* Written task: The lines from the top of the material below through the line containing "const days: string[]" are to be printed exactly, with pictures omitted.

* Dataset content:
· · · · · · ·

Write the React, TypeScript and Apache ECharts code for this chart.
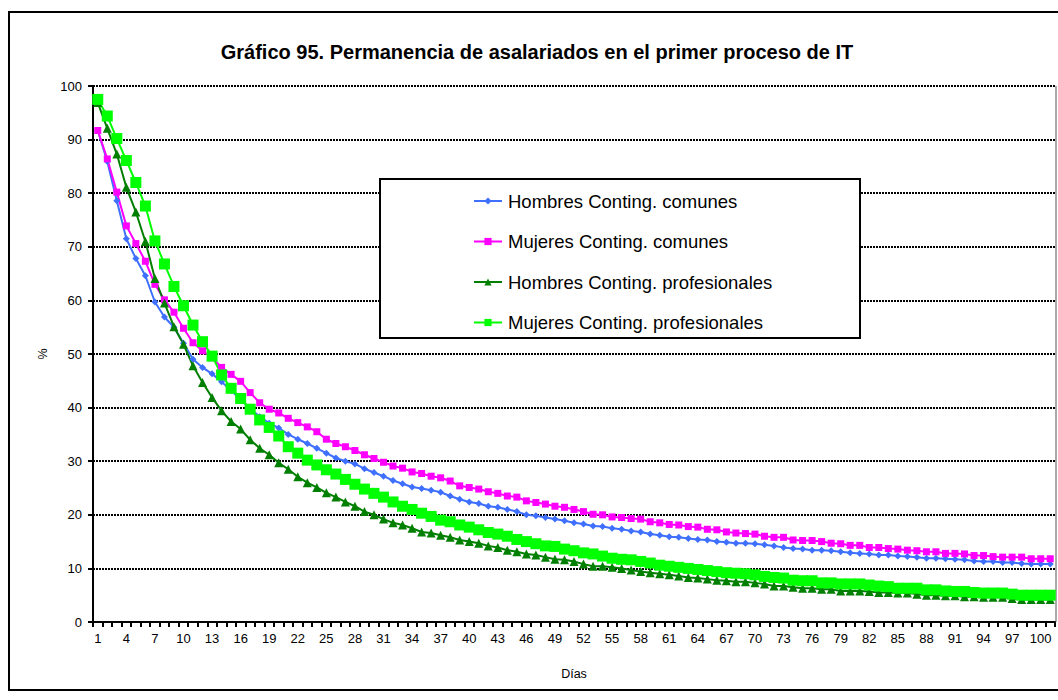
import React, { useEffect, useRef } from "react";
import * as echarts from "echarts";

const days: string[] = Array.from({ length: 101 }, (_, i) => String(i + 1));

const hombresComunes = [
  91.7, 85.9, 78.6, 71.5, 67.8, 64.6, 59.7, 56.9, 55.0, 52.0,
  49.0, 47.5, 46.3, 44.8, 43.2, 41.5, 39.8, 38.3, 37.1, 36.2,
  35.0, 34.1, 33.3, 32.4, 31.5, 30.6, 30.0, 29.5, 28.6, 27.9,
  27.2, 26.4, 25.8, 25.2, 24.9, 24.6, 24.2, 23.5, 22.9, 22.4,
  22.1, 21.6, 21.4, 21.0, 20.6, 20.0, 19.8, 19.5, 19.2, 18.9,
  18.5, 18.3, 17.9, 17.8, 17.5, 17.3, 17.0, 16.8, 16.4, 16.2,
  15.9, 15.8, 15.6, 15.4, 15.3, 15.0, 14.9, 14.7, 14.7, 14.6,
  14.4, 14.2, 13.9, 13.7, 13.6, 13.4, 13.4, 13.3, 13.1, 12.9,
  12.8, 12.7, 12.5, 12.5, 12.3, 12.2, 12.1, 11.9, 11.9, 11.8,
  11.7, 11.6, 11.4, 11.3, 11.3, 11.1, 11.1, 10.9, 10.8, 10.8,
  10.8,
];

const mujeresComunes = [
  91.7, 86.4, 80.2, 73.9, 70.6, 67.3, 63.0, 60.1, 57.8, 54.8,
  52.1, 50.6, 49.3, 47.5, 46.2, 44.9, 42.8, 40.9, 39.7, 39.0,
  38.0, 37.2, 36.4, 35.5, 34.1, 33.3, 32.7, 32.0, 31.2, 30.5,
  29.8, 29.1, 28.7, 28.0, 27.7, 27.2, 26.9, 26.3, 25.4, 25.1,
  24.8, 24.3, 24.0, 23.5, 23.3, 22.6, 22.3, 22.0, 21.6, 21.4,
  21.0, 20.6, 20.1, 20.0, 19.6, 19.5, 19.3, 19.2, 18.7, 18.5,
  18.2, 18.1, 17.8, 17.7, 17.3, 17.2, 16.8, 16.6, 16.5, 16.4,
  16.0, 15.8, 15.8, 15.3, 15.2, 15.2, 15.0, 14.7, 14.6, 14.3,
  14.3, 13.9, 13.9, 13.7, 13.6, 13.4, 13.3, 13.1, 13.1, 12.8,
  12.8, 12.7, 12.4, 12.4, 12.2, 12.1, 12.1, 12.1, 11.8, 11.8,
  11.8,
];

const hombresProfesionales = [
  96.9, 92.1, 87.3, 81.1, 76.5, 71.0, 64.1, 59.5, 55.1, 51.8,
  47.8, 44.7, 41.9, 39.4, 37.4, 36.0, 34.0, 32.4, 31.2, 29.7,
  28.5, 27.1, 26.0, 25.1, 24.1, 23.3, 22.4, 21.6, 20.6, 20.0,
  19.2, 18.5, 18.1, 17.5, 16.8, 16.6, 16.2, 15.8, 15.3, 15.0,
  14.7, 14.2, 13.9, 13.4, 13.1, 12.7, 12.5, 12.1, 11.7, 11.6,
  11.3, 10.8, 10.4, 10.4, 10.2, 10.0, 9.7, 9.4, 9.2, 9.0,
  8.8, 8.6, 8.3, 8.2, 8.0, 7.8, 7.7, 7.5, 7.5, 7.3,
  7.1, 6.7, 6.7, 6.5, 6.3, 6.3, 6.1, 6.1, 5.8, 5.8,
  5.8, 5.7, 5.5, 5.5, 5.4, 5.4, 5.2, 5.0, 5.0, 4.9,
  4.9, 4.7, 4.7, 4.6, 4.6, 4.6, 4.4, 4.2, 4.2, 4.2,
  4.2,
];

const mujeresProfesionales = [
  97.5, 94.4, 90.2, 86.1, 82.0, 77.6, 71.1, 66.8, 62.6, 59.0,
  55.4, 52.3, 49.6, 46.1, 43.6, 41.7, 39.7, 37.7, 36.3, 34.7,
  32.7, 31.5, 30.2, 29.3, 28.4, 27.6, 26.6, 25.7, 24.8, 24.0,
  23.3, 22.4, 21.6, 21.0, 20.3, 19.7, 19.0, 18.7, 18.1, 17.7,
  17.2, 16.7, 16.4, 16.0, 15.4, 15.0, 14.6, 14.2, 14.1, 13.6,
  13.3, 12.9, 12.7, 12.3, 11.9, 11.7, 11.6, 11.3, 11.0, 10.6,
  10.4, 10.2, 10.0, 9.8, 9.6, 9.4, 9.2, 9.1, 9.0, 8.8,
  8.5, 8.3, 8.2, 7.8, 7.7, 7.7, 7.3, 7.3, 7.1, 7.1,
  7.1, 6.9, 6.7, 6.6, 6.3, 6.3, 6.3, 6.0, 6.0, 5.8,
  5.7, 5.7, 5.5, 5.4, 5.4, 5.4, 5.2, 5.0, 5.0, 5.0,
  5.0,
];

const seriesNames = [
  "Hombres Conting. comunes",
  "Mujeres Conting. comunes",
  "Hombres Conting. profesionales",
  "Mujeres Conting. profesionales",
];

const FONT = "'Liberation Sans', Arial, sans-serif";

export default function App() {
  const ref = useRef<HTMLDivElement>(null);
  useEffect(() => {
    if (!ref.current) return;
    const chart = echarts.init(ref.current, undefined, { renderer: "svg" });
    const lineSeries = (name: string, data: number[], symbol: string, size: number, color: string) => ({
      name,
      type: "line",
      data,
      symbol,
      symbolSize: size,
      showAllSymbol: true,
      color,
      lineStyle: { width: 2, color },
      itemStyle: { color },
    });
    chart.setOption({
      animation: false,
      backgroundColor: "#ffffff",
      textStyle: { fontFamily: FONT },
      title: {
        text: "Gráfico 95. Permanencia de asalariados en el primer proceso de IT",
        left: 532,
        top: 37,
        textAlign: "center",
        textStyle: { fontFamily: FONT, fontSize: 20, fontWeight: "bold", color: "#000" },
      },
      graphic: [
        {
          type: "rect",
          shape: { x: 9, y: 12, width: 1070, height: 678 },
          style: { fill: "none", stroke: "#000", lineWidth: 2 },
          silent: true,
        },
        {
          type: "line",
          shape: { x1: 1056, y1: 86, x2: 1056, y2: 622 },
          style: { stroke: "#555", lineWidth: 1 },
          silent: true,
        },
        {
          type: "rect",
          shape: { x: 380, y: 179, width: 480, height: 159 },
          style: { fill: "#fff", stroke: "#000", lineWidth: 2 },
          z: 100,
          silent: true,
        },
      ],
      legend: {
        orient: "vertical",
        left: 473,
        top: 191,
        padding: 0,
        itemWidth: 28,
        itemHeight: 9,
        itemGap: 20.5,
        z: 110,
        textStyle: { fontFamily: FONT, fontSize: 18.5, lineHeight: 20, height: 20, color: "#000", padding: [0, 0, 0, 1] },
        data: seriesNames,
      },
      grid: { left: 93, top: 86, right: 3, bottom: 78 },
      xAxis: {
        type: "category",
        data: days,
        boundaryGap: true,
        name: "Días",
        nameLocation: "middle",
        nameGap: 45,
        nameTextStyle: { fontFamily: FONT, fontSize: 12.5, color: "#000" },
        axisLine: { lineStyle: { color: "#000", width: 2 } },
        axisTick: { show: true, interval: 0, length: 5, lineStyle: { color: "#000", width: 2 } },
        axisLabel: { interval: 2, fontFamily: FONT, fontSize: 13, color: "#000", margin: 10 },
        splitLine: { show: false },
      },
      yAxis: {
        type: "value",
        min: 0,
        max: 100,
        interval: 10,
        name: "%",
        nameLocation: "middle",
        nameGap: 43,
        nameRotate: 90,
        nameTextStyle: { fontFamily: FONT, fontSize: 12.5, color: "#000" },
        axisLine: { show: true, lineStyle: { color: "#000", width: 2 } },
        axisTick: { show: true, length: 5, lineStyle: { color: "#000", width: 2 } },
        axisLabel: { fontFamily: FONT, fontSize: 13, color: "#000", margin: 11 },
        splitLine: { show: true, lineStyle: { color: "#000", width: 2, type: [2, 1] } },
      },
      series: [
        lineSeries(seriesNames[0], hombresComunes, "diamond", 7, "#3F6FFF"),
        lineSeries(seriesNames[1], mujeresComunes, "rect", 7, "#FF00FF"),
        lineSeries(seriesNames[2], hombresProfesionales, "triangle", 9, "#007F00"),
        lineSeries(seriesNames[3], mujeresProfesionales, "rect", 11, "#00FF00"),
      ],
    });
    return () => chart.dispose();
  }, []);
  return (
    <div
      ref={ref}
      style={{ position: "fixed", left: 0, top: 0, width: 1058, height: 700 }}
    />
  );
}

· · · · · · ·

* Written solution:
Write the React, TypeScript and Apache ECharts code for this chart.
import React, { useEffect, useRef } from "react";
import * as echarts from "echarts";

const days: string[] = Array.from({ length: 101 }, (_, i) => String(i + 1));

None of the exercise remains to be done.